One of the things I've re-thought since reading Readicide (A group of bloggy-friends and I did an amazing blog hop on it this summer! Check it out through my word cloud to this post's right.) is to begin with the end in mind. Decide before planning the daily instruction what you want kids to get from a book and use it to create your guiding question.

So - here we go. This year's read aloud list with (most of) their guiding questions. They're in the order I think I'll be doing them, but that may change. We'll see. For each book, if you click the cover, you can find it on Amazon.

BTW - it is assumed all answers will be supported with evidence from the text, and I'll find different ways of presenting the kids' ideas about these questions.
1. Crispin: The Cross of Lead by Avi
    How does the author use Bear as an agent of change for Crispin, but also uses Crispin as an agent of change for Bear?
2. The View from Saturday by E.L. Konigsburg
   "Needing a lift" appears throughout the book as an Again and Again. Why? For which character is this most important?
Note: If you don't know what an 'again and again' is, check out a book called Notice and Note: Strategies for Close Reading by Kyleen Beers and Robert Probst. When I looked the authors up, I found they've done a nonfiction one, too, to be released in October. I pre-ordered that bad boy without a bit of hesitation.

3. Freak the Mighty by Rodman Philbrick
    What was the author's purpose in presenting us with such completely different protagonists?
4. Out of the Dust by Karen Hesse
    Of the many disrupted cycles in the story, from which can we learn the most?

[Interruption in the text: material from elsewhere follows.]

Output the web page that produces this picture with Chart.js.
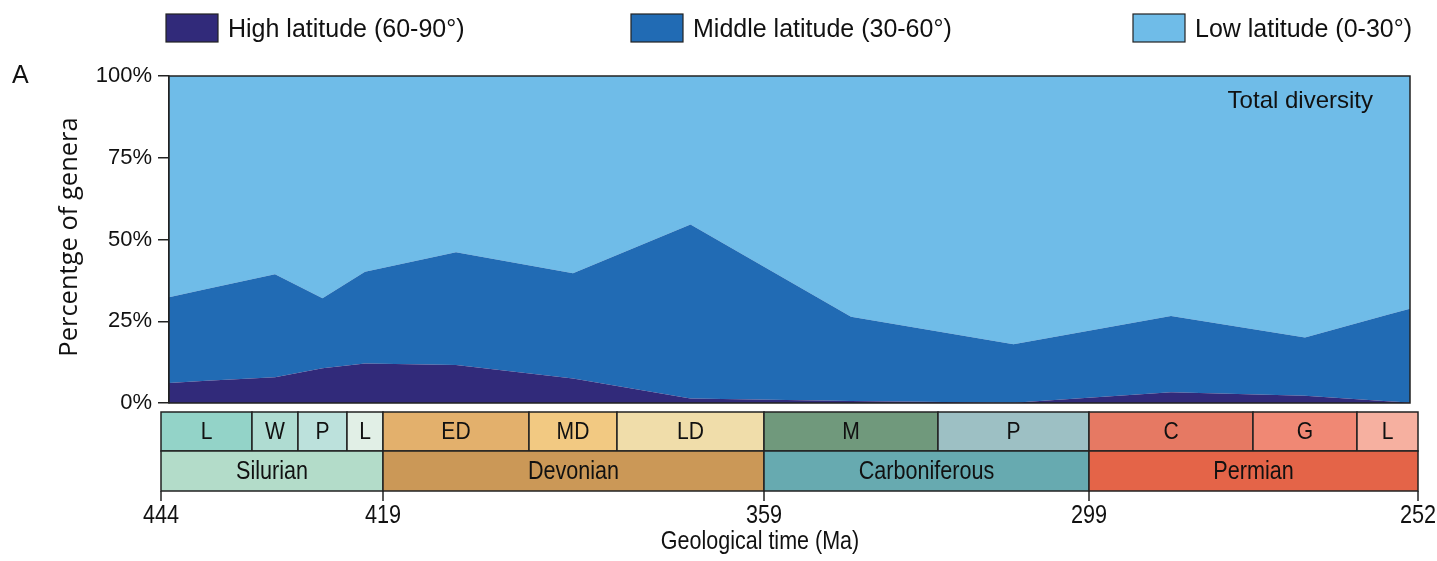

5. The Secret Garden by Frances Hodgson Burnett
   I didn't pick this one; it's a requirement in our AIG program and part of a William and Mary unit. Frankly, it'd make an excellent third-grade read aloud, but it's so much less complex than the stories we'll have already read, that I'm not enthused. That, and I'd like to b#$% slap most of the characters. I'll have to work on changing my attitude toward it.
6. Bomb:  The Race to Build - and steal - the World's Most Dangerous Weapon by Steve Sheinkin
    Why did the author decide to write this as a piece of narrative fiction, rather than an all-about?
7. Walk Two Moons by Sharon Creech
    How does the symbol of the fireplace behind the wall relate to the story's other strands?
8. Roll of Thunder, Hear My Cry by Mildred D. Taylor
   How can sharecropping, a cycle, be both dysfunctional and productive? What legacy has it left?
and, finally,
9. The Westing Game by Ellen Raskin
    Redemption is a repeated theme in the story. Did The Game allow Sam Westing to redeem himself?

That's my lineup for this year...which too-good-to-pass-up reads did I leave out? Let us know!
Remember to Pin this list for later!


  1. Wow you have some fab books to read this year!

    Teaching Autism

  2. LOVE your post! LOVE so many of these books! When I was a 5th grader, my teacher read to our class The Westing Game. Since then, I've read it time and time again aloud to my 4th and 5th graders!! Love, love! :)

    1. It took me a couple of readings before I finally, really 'got' it! ;)

  3. I think it's funny that we're only a grade away but we chose completely different books! How great!


  4. Great list of books. Some are new to me- I can't wait to use them this year. Thanks!